The smaller of the two was commissioned by the Baron Philippe de Ternant, Chevalier de la Toison d’Or, and chamberlain of Philippe le Bon, Duke of Burgundy, together with his wife Isabeau de Roye. While the centerpiece depicts the Virgin Mary, the shutters on the end show the two donors. On the left, Philippe is wearing a checked pattern, the coat of arms of Ternant. He is kneeling together with John the Baptist. On the right, Isabeau, in ceremonial costume, is kneeling with Saint Catherine of Alexandria. This piece was made between 1444 and 1454 in Flanders.

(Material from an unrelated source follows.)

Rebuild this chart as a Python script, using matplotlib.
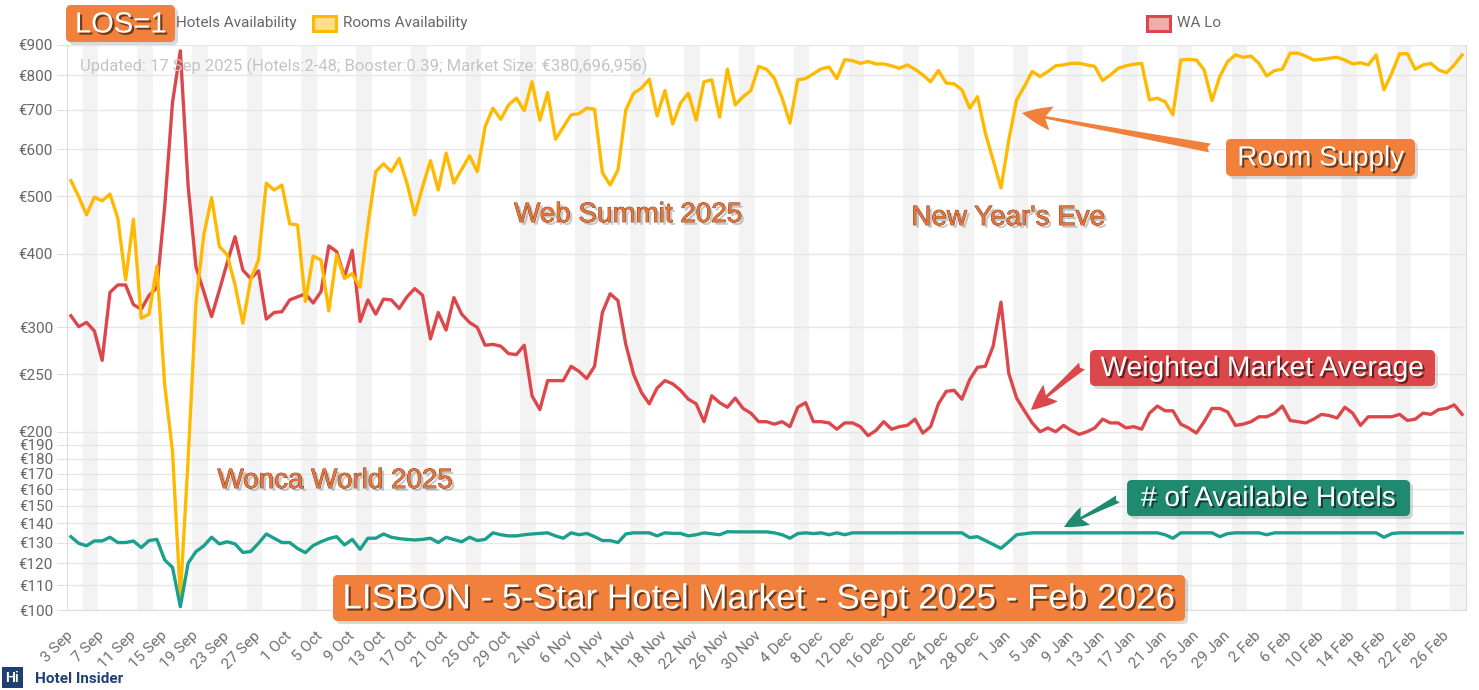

The larger triptych was commissioned by Charles de Ternat, Philippe’s son. It is dedicated to the Passion and Glorification of Christ. In the center piece, you can see Charles and his wife Jeanne. This triptych was made 1460 in Brabant.
The church that houses these pieces of art was built in 1820 with materials from the demolition of the old church, which had been built around 1444. Besides the two triptychs, the church has beautiful little stained glass windows and inside you can find very realistic statues.
Know Before You Go
From May 15 to September 30, the church is open from 9 a.m. to 7 p.m. From October 1 to May 14, the church is open from 9 a.m. to 5 p.m. Visiting is free.
If you want the triptychs to be lighted, you need to bring a 2-Euro piece. There is a machine where you can donate to light the triptychs and choose an audio explanation, which is available in several languages.